Records with drawing code:
____

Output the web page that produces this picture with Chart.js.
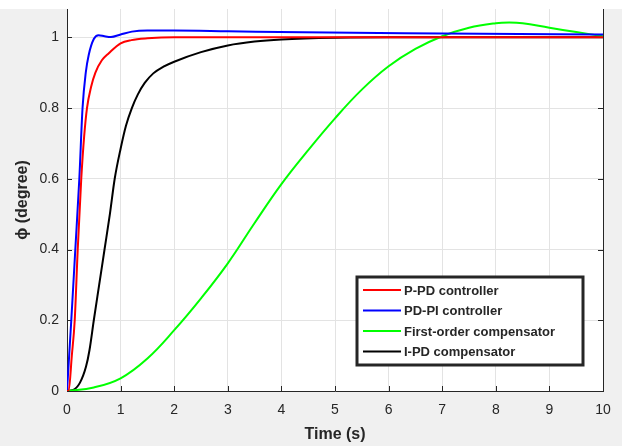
<!DOCTYPE html>
<html>
<head>
<meta charset="utf-8">
<script src="https://cdn.jsdelivr.net/npm/chart.js@4/dist/chart.umd.min.js"></script>
<style>
  html, body { margin: 0; padding: 0; background: #f0f0f0; }
  canvas { display: block; }
</style>
</head>
<body>
<canvas id="respChart" width="622" height="446"></canvas>
<script>
// Step responses (time in s, phi in degree)
const tRed = [0, 0.03, 0.09, 0.144, 0.2, 0.266, 0.32, 0.373, 0.45, 0.53, 0.65, 0.78, 1.0, 1.2, 1.5, 2, 3, 10];
const pRed = [0, 0, 0.1, 0.2, 0.4, 0.6, 0.72, 0.8, 0.86, 0.9, 0.935, 0.955, 0.983, 0.992, 0.997, 1.0, 1.0, 1.0];

const tBlue = [0, 0.08, 0.155, 0.23, 0.29, 0.35, 0.405, 0.5, 0.59, 0.7, 0.82, 1.0, 1.21, 1.5, 2, 3, 4.4, 7, 10];
const pBlue = [0, 0.2, 0.4, 0.6, 0.8, 0.9, 0.95, 0.995, 1.006, 1.003, 1.001, 1.008, 1.016, 1.019, 1.019, 1.017, 1.014, 1.011, 1.008];

const tGreen = [0, 0.5, 1, 1.5, 2, 2.5, 3, 3.5, 4, 4.5, 5, 5.5, 6, 6.5, 7, 7.5, 8, 8.25, 8.5, 9, 9.5, 10];
const pGreen = [0, 0.01, 0.036, 0.092, 0.172, 0.262, 0.361, 0.475, 0.585, 0.681, 0.771, 0.852, 0.918, 0.967, 1.003, 1.027, 1.040, 1.042, 1.040, 1.027, 1.015, 1.003];

const tBlack = [0, 0.1, 0.24, 0.355, 0.42, 0.5, 0.6, 0.7, 0.8, 0.89, 1.0, 1.1, 1.21, 1.32, 1.45, 1.61, 1.8, 2, 2.5, 3, 3.5, 4, 5, 6, 10];
const pBlack = [0, 0.002, 0.023, 0.069, 0.116, 0.2, 0.3, 0.4, 0.5, 0.6, 0.685, 0.75, 0.8, 0.838, 0.871, 0.898, 0.917, 0.931, 0.958, 0.977, 0.988, 0.994, 0.999, 1.0, 1.0];

const seriesNames = ['P-PD controller', 'PD-PI controller', 'First-order compensator', 'I-PD compensator'];
const seriesColors = ['#ff0000', '#0000ff', '#00ff00', '#000000'];

const xTicks = [0, 1, 2, 3, 4, 5, 6, 7, 8, 9, 10];
const yTicks = [0, 0.2, 0.4, 0.6, 0.8, 1];
const yTickLabels = ['0', '0.2', '0.4', '0.6', '0.8', '1'];

const FONT = '"Liberation Sans", Arial, sans-serif';
const AXIS = '#262626';

function toPoints(ts, ps) {
    return ts.map((t, i) => ({ x: t, y: ps[i] }));
}

const seriesData = [
    toPoints(tRed, pRed),
    toPoints(tBlue, pBlue),
    toPoints(tGreen, pGreen),
    toPoints(tBlack, pBlack)
];

// gray figure background, white axes area and white strip on top
const backdrop = {
    id: 'backdrop',
    beforeDraw(chart) {
        const { ctx, chartArea: a } = chart;
        ctx.save();
        ctx.fillStyle = '#f0f0f0';
        ctx.fillRect(0, 0, chart.width, chart.height);
        ctx.fillStyle = '#ffffff';
        ctx.fillRect(0, 0, chart.width, a.top);
        ctx.fillRect(a.left, 0, a.right - a.left, a.bottom);
        ctx.restore();
    }
};

// MATLAB-style box: right edge plus inward tick marks
const boxTicks = {
    id: 'boxTicks',
    beforeDatasetsDraw(chart) {
        const { ctx, chartArea: a, scales } = chart;
        ctx.save();
        ctx.strokeStyle = AXIS;
        ctx.lineWidth = 1;
        ctx.beginPath();
        ctx.moveTo(a.right + 0.5, a.top);
        ctx.lineTo(a.right + 0.5, a.bottom);
        xTicks.forEach(v => {
            const x = Math.round(scales.x.getPixelForValue(v)) + 0.5;
            ctx.moveTo(x, a.bottom);
            ctx.lineTo(x, a.bottom - 5);
        });
        yTicks.forEach(v => {
            const y = Math.round(scales.y.getPixelForValue(v)) + 0.5;
            ctx.moveTo(a.left, y);
            ctx.lineTo(a.left + 5, y);
            ctx.moveTo(a.right, y);
            ctx.lineTo(a.right - 5, y);
        });
        ctx.stroke();
        ctx.restore();
    }
};

// legend box inside the lower right of the axes
const insideLegend = {
    id: 'insideLegend',
    afterDraw(chart) {
        const { ctx, chartArea: a } = chart;
        const w = 226, h = 88;
        const x0 = a.right - 20 - w, y0 = a.bottom - 26 - h;
        ctx.save();
        ctx.fillStyle = '#ffffff';
        ctx.fillRect(x0, y0, w, h);
        ctx.strokeStyle = AXIS;
        ctx.lineWidth = 3;
        ctx.strokeRect(x0, y0, w, h);
        ctx.font = 'bold 13px ' + FONT;
        ctx.textBaseline = 'middle';
        ctx.fillStyle = AXIS;
        chart.data.datasets.forEach((ds, i) => {
            const y = y0 + 13 + i * 20.5;
            ctx.strokeStyle = ds.borderColor;
            ctx.lineWidth = 2;
            ctx.beginPath();
            ctx.moveTo(x0 + 6, y);
            ctx.lineTo(x0 + 44, y);
            ctx.stroke();
            ctx.fillText(ds.label, x0 + 47, y + 1);
        });
        ctx.restore();
    }
};

const respChart = new Chart(document.getElementById('respChart').getContext('2d'), {
    type: 'line',
    data: {
        datasets: seriesData.map((pts, i) => ({
            label: seriesNames[i],
            data: pts,
            borderColor: seriesColors[i],
            backgroundColor: 'transparent',
            borderWidth: 2,
            pointRadius: 0,
            tension: 0.4,
            cubicInterpolationMode: i === 2 ? 'default' : 'monotone'
        }))
    },
    options: {
        responsive: false,
        animation: false,
        devicePixelRatio: 1,
        layout: { padding: { top: 9, right: 19, left: 0, bottom: 0 } },
        plugins: {
            legend: { display: false },
            tooltip: { enabled: false }
        },
        scales: {
            x: {
                type: 'linear',
                min: 0,
                max: 10,
                afterBuildTicks: s => { s.ticks = xTicks.map(v => ({ value: v })); },
                afterFit: s => { s.height = 55; },
                grid: { color: '#e3e3e3', drawTicks: false },
                border: { color: AXIS },
                ticks: { color: AXIS, padding: 11, maxRotation: 0, font: { family: FONT, size: 14 } },
                title: {
                    display: true,
                    text: 'Time (s)',
                    color: AXIS,
                    padding: { top: 2, bottom: 2 },
                    font: { family: FONT, size: 16, weight: 'bold' }
                }
            },
            y: {
                min: 0,
                max: 1.08,
                afterBuildTicks: s => { s.ticks = yTicks.map(v => ({ value: v })); },
                afterFit: s => { s.width = 67; s.paddingTop = 0; s.paddingBottom = 0; },
                grid: { color: '#e3e3e3', drawTicks: false },
                border: { color: AXIS },
                ticks: {
                    color: AXIS,
                    padding: 8,
                    font: { family: FONT, size: 14 },
                    callback: (v, i) => yTickLabels[i]
                },
                title: {
                    display: true,
                    text: '\u03D5 (degree)',
                    color: AXIS,
                    padding: { top: 13, bottom: 0 },
                    font: { family: FONT, size: 16, weight: 'bold' }
                }
            }
        }
    },
    plugins: [backdrop, boxTicks, insideLegend]
});
</script>
</body>
</html>
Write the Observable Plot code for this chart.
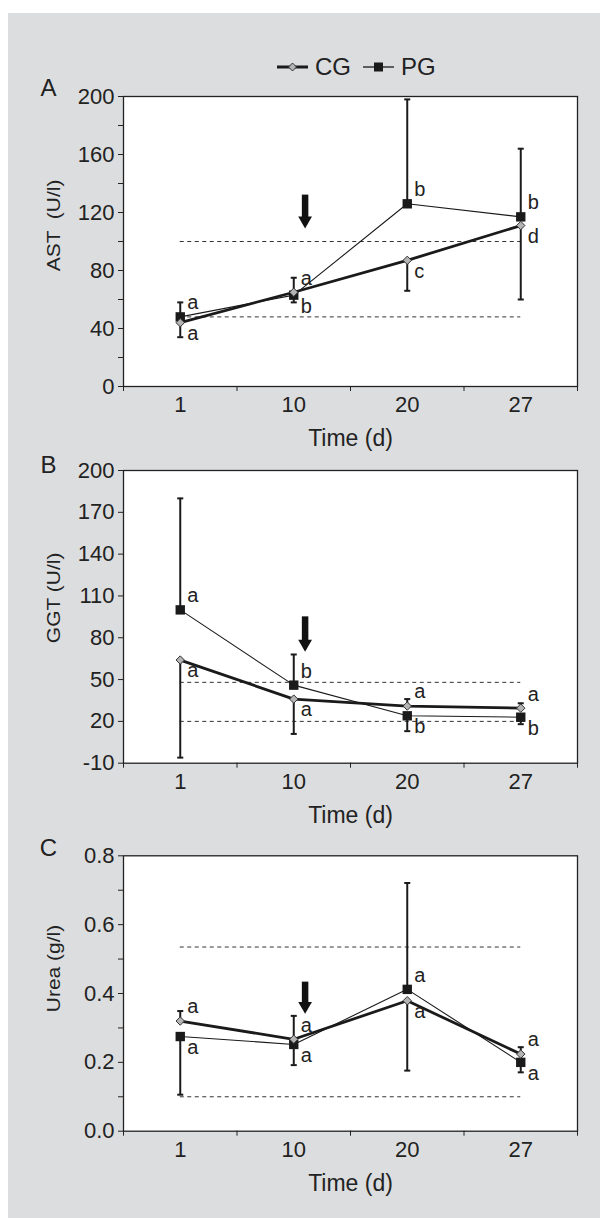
<!DOCTYPE html>
<html>
<head>
<meta charset="utf-8">
<script src="https://cdn.jsdelivr.net/npm/d3@7"></script>
<script src="https://cdn.jsdelivr.net/npm/@observablehq/plot@0.6"></script>
<style>
  html, body { margin: 0; padding: 0; background: #ffffff; }
  body { position: relative; width: 600px; height: 1218px; overflow: hidden; }
  #bg { position: absolute; left: 8px; top: 13px; width: 592px; height: 1205px; background: #dcdddf; }
  .panel { position: absolute; left: 0; }
  #legend { position: absolute; left: 277px; top: 53px; height: 28px; display: flex; align-items: center;
            font-family: "Liberation Sans Narrow","Arial Narrow","Liberation Sans",Arial,sans-serif; font-size: 24px; color: #222; }
  #legend .item { display: flex; align-items: center; margin-right: 12px; }
  #legend svg { margin-right: 7px; }
</style>
</head>
<body>
<div id="bg"></div>
<div id="legend"></div>
<div id="pA" class="panel" style="top:0px"></div>
<div id="pB" class="panel" style="top:420px"></div>
<div id="pC" class="panel" style="top:800px"></div>
<script>
const FONT = '"Liberation Sans Narrow","Arial Narrow","Liberation Sans",Arial,sans-serif';
const FONT_REG = '"Liberation Sans",Arial,sans-serif';

// ---- data ----
const days = ["1", "10", "20", "27"];
const groups = ["CG", "PG"];

// A: AST (U/l)
const astCG = [44, 65, 87, 111];
const astPG = [48, 63, 126, 117];
const astCGErr = [34, 58, 66, 60];     // end of CG error bar
const astPGErr = [58, 75, 198, 164];   // end of PG error bar
const astRef = [48, 100];
const astUpper = ["a", "a", "b", "b"];
const astLower = ["a", "b", "c", "d"];
const astArrow = [132, 109];           // arrow top, tip
const astTicks = [0, 40, 80, 120, 160, 200];
const astMinor = [20, 60, 100, 140, 180];

// B: GGT (U/l)
const ggtCG = [64, 36, 31, 29.5];
const ggtPG = [100, 46, 24, 23];
const ggtCGErr = [-6, 11, 36, 33];
const ggtPGErr = [180, 68, 13, 18];
const ggtRef = [20, 48];
const ggtUpper = ["a", "b", "a", "a"];
const ggtLower = ["a", "a", "b", "b"];
const ggtArrow = [95, 70];
const ggtTicks = [-10, 20, 50, 80, 110, 140, 170, 200];
const ggtMinor = [];

// C: Urea (g/l)
const ureaCG = [0.32, 0.267, 0.379, 0.224];
const ureaPG = [0.275, 0.252, 0.412, 0.20];
const ureaCGErr = [0.349, 0.335, 0.176, 0.244];
const ureaPGErr = [0.106, 0.192, 0.721, 0.171];
const ureaRef = [0.10, 0.535];
const ureaUpper = ["a", "a", "a", "a"];
const ureaLower = ["a", "a", "a", "a"];
const ureaArrow = [0.433, 0.341];
const ureaTicks = [0, 0.2, 0.4, 0.6, 0.8];
const ureaMinor = [0.1, 0.3, 0.5, 0.7];

const arrowPos = 1.6; // position on the time axis (just after day 10)

// ---- legend ----
const legend = document.getElementById("legend");
groups.forEach(g => {
  const item = document.createElement("span");
  item.className = "item";
  const marker = g === "CG"
    ? '<path d="M15.5 3 L19.5 7 L15.5 11 L11.5 7 Z" fill="#b4b4b4" stroke="#333" stroke-width="1"/>'
    : '<rect x="11" y="2.5" width="9" height="9" fill="#1a1a1a"/>';
  item.innerHTML = `<svg width="31" height="14"><line x1="0" y1="7" x2="31" y2="7" stroke="#1a1a1a" stroke-width="${g === "CG" ? 3 : 1.3}"/>${marker}</svg><span>${g}</span>`;
  legend.appendChild(item);
});

// ---- panel builder ----
const capSymbol = {
  draw(ctx, size) { const r = Math.sqrt(size) / 2; ctx.moveTo(-r, 0); ctx.lineTo(r, 0); }
};

function panel(cfg) {
  const data = days.flatMap((d, i) => [
    {group: "CG", day: d, pos: i + 0.5, v: cfg.cg[i], err: cfg.cgErr[i]},
    {group: "PG", day: d, pos: i + 0.5, v: cfg.pg[i], err: cfg.pgErr[i]}
  ]);
  const cgRows = data.filter(d => d.group === "CG");
  const pgRows = data.filter(d => d.group === "PG");
  const upper = days.map((d, i) => ({pos: i + 0.5, v: Math.max(cfg.cg[i], cfg.pg[i]), t: cfg.upper[i]}));
  const lower = days.map((d, i) => ({pos: i + 0.5, v: Math.min(cfg.cg[i], cfg.pg[i]), t: cfg.lower[i]}));
  const arrow = [{x: arrowPos, top: cfg.arrow[0], tip: cfg.arrow[1]}];
  const ink = "#1a1a1a";

  const svg = Plot.plot({
    width: 600,
    height: cfg.height,
    marginLeft: 123,
    marginRight: 23,
    marginTop: cfg.mt,
    marginBottom: cfg.mb,
    style: {background: "transparent", fontFamily: FONT, fontSize: "22px", color: "#222", overflow: "visible"},
    x: {domain: [0, days.length], label: null},
    y: {domain: cfg.domain, label: null},
    marks: [
      Plot.frame({fill: "white", stroke: "none"}),
      Plot.ruleY(cfg.ref, {y: d => d, x1: 0.5, x2: days.length - 0.5, stroke: "#333", strokeWidth: 1, strokeDasharray: "4,3.5"}),
      Plot.ruleX(data, {x: "pos", y1: "v", y2: "err", stroke: ink, strokeWidth: 2}),
      Plot.dot(data, {x: "pos", y: "err", symbol: capSymbol, r: 3.4, stroke: ink, strokeWidth: 2, fill: "none"}),
      Plot.line(pgRows, {x: "pos", y: "v", stroke: ink, strokeWidth: 1.1}),
      Plot.dot(pgRows, {x: "pos", y: "v", symbol: "square", r: 5.3, fill: ink, stroke: "none"}),
      Plot.line(cgRows, {x: "pos", y: "v", stroke: ink, strokeWidth: 2.8}),
      Plot.dot(cgRows, {x: "pos", y: "v", symbol: "diamond2", r: 3.8, fill: "#b4b4b4", stroke: "#333", strokeWidth: 1}),
      Plot.text(upper, {x: "pos", y: "v", text: "t", textAnchor: "start", dx: 7, dy: -14, fontSize: 20, fill: "#222"}),
      Plot.text(lower, {x: "pos", y: "v", text: "t", textAnchor: "start", dx: 7, dy: 11, fontSize: 20, fill: "#222"}),
      Plot.ruleX(arrow, {x: "x", y1: "top", y2: "tip", stroke: "#111", strokeWidth: 6.5, insetBottom: 9}),
      Plot.dot(arrow, {x: "x", y: "tip", symbol: "triangle", rotate: 180, r: 5.1, fill: "#111", stroke: "none", dy: -7.9}),
      Plot.axisY(cfg.ticks, {tickSize: 5, tickPadding: 4, tickFormat: cfg.fmt, fontSize: 22, stroke: "#222", fill: "#222"}),
      Plot.axisY(cfg.minor, {tickSize: 5, tickFormat: () => "", stroke: "#222"}),
      Plot.axisX(d3.range(days.length + 1), {tickSize: 5, tickFormat: () => "", stroke: "#222"}),
      Plot.axisX(days.map((d, i) => i + 0.5), {tickSize: 0, tickPadding: 10, tickFormat: p => days[Math.round(p - 0.5)], fontSize: 22, fill: "#222"}),
      Plot.frame({stroke: "#222", strokeWidth: 1.3}),
      Plot.text(["Time (d)"], {text: d => d, frameAnchor: "bottom", lineAnchor: "middle", textAnchor: "middle", dy: 52, fontSize: 23, fill: "#222"}),
      Plot.text([cfg.ylabel], {text: d => d, frameAnchor: "left", textAnchor: "middle", lineAnchor: "middle", dx: -70, dy: cfg.ylabelDy, rotate: -90, fontSize: 21, fontFamily: FONT_REG, fill: "#222", className: "ylab"}),
      Plot.text([cfg.letter], {text: d => d, frameAnchor: "top-left", textAnchor: "middle", lineAnchor: "middle", dx: -75, dy: cfg.letterDy, fontSize: 24, fill: "#222"})
    ]
  });
  // compress the rotated axis title across its lines, as in the original
  d3.select(svg).selectAll(".ylab text").each(function() {
    const t = this.getAttribute("transform") || "";
    this.setAttribute("transform", t + " scale(1,0.9)");
  });
  return svg;
}

const plainFmt = d => String(d);
const oneDec = d => d.toFixed(1);

document.getElementById("pA").appendChild(panel({
  height: 460, mt: 96, mb: 74, domain: [0, 200],
  cg: astCG, pg: astPG, cgErr: astCGErr, pgErr: astPGErr, ref: astRef,
  upper: astUpper, lower: astLower, arrow: astArrow, ticks: astTicks, minor: astMinor,
  fmt: plainFmt, ylabel: "AST  (U/l)", ylabelDy: -16, letter: "A", letterDy: -8.5
}));
document.getElementById("pB").appendChild(panel({
  height: 430, mt: 50, mb: 87.3, domain: [-10, 200],
  cg: ggtCG, pg: ggtPG, cgErr: ggtCGErr, pgErr: ggtPGErr, ref: ggtRef,
  upper: ggtUpper, lower: ggtLower, arrow: ggtArrow, ticks: ggtTicks, minor: ggtMinor,
  fmt: plainFmt, ylabel: "GGT (U/l)", ylabelDy: -19, letter: "B", letterDy: -5
}));
document.getElementById("pC").appendChild(panel({
  height: 418, mt: 55.3, mb: 87.3, domain: [0, 0.8],
  cg: ureaCG, pg: ureaPG, cgErr: ureaCGErr, pgErr: ureaPGErr, ref: ureaRef,
  upper: ureaUpper, lower: ureaLower, arrow: ureaArrow, ticks: ureaTicks, minor: ureaMinor,
  fmt: oneDec, ylabel: "Urea (g/l)", ylabelDy: -25, letter: "C", letterDy: -7
}));
</script>
</body>
</html>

____

DIRECTIVE =>
Identify each line in the records above that contains the word "this", and copy it out in full.

WRITTEN RESPONSE =>
Output the web page that produces this picture with Chart.js.
Write the Observable Plot code for this chart.
    const t = this.getAttribute("transform") || "";
    this.setAttribute("transform", t + " scale(1,0.9)");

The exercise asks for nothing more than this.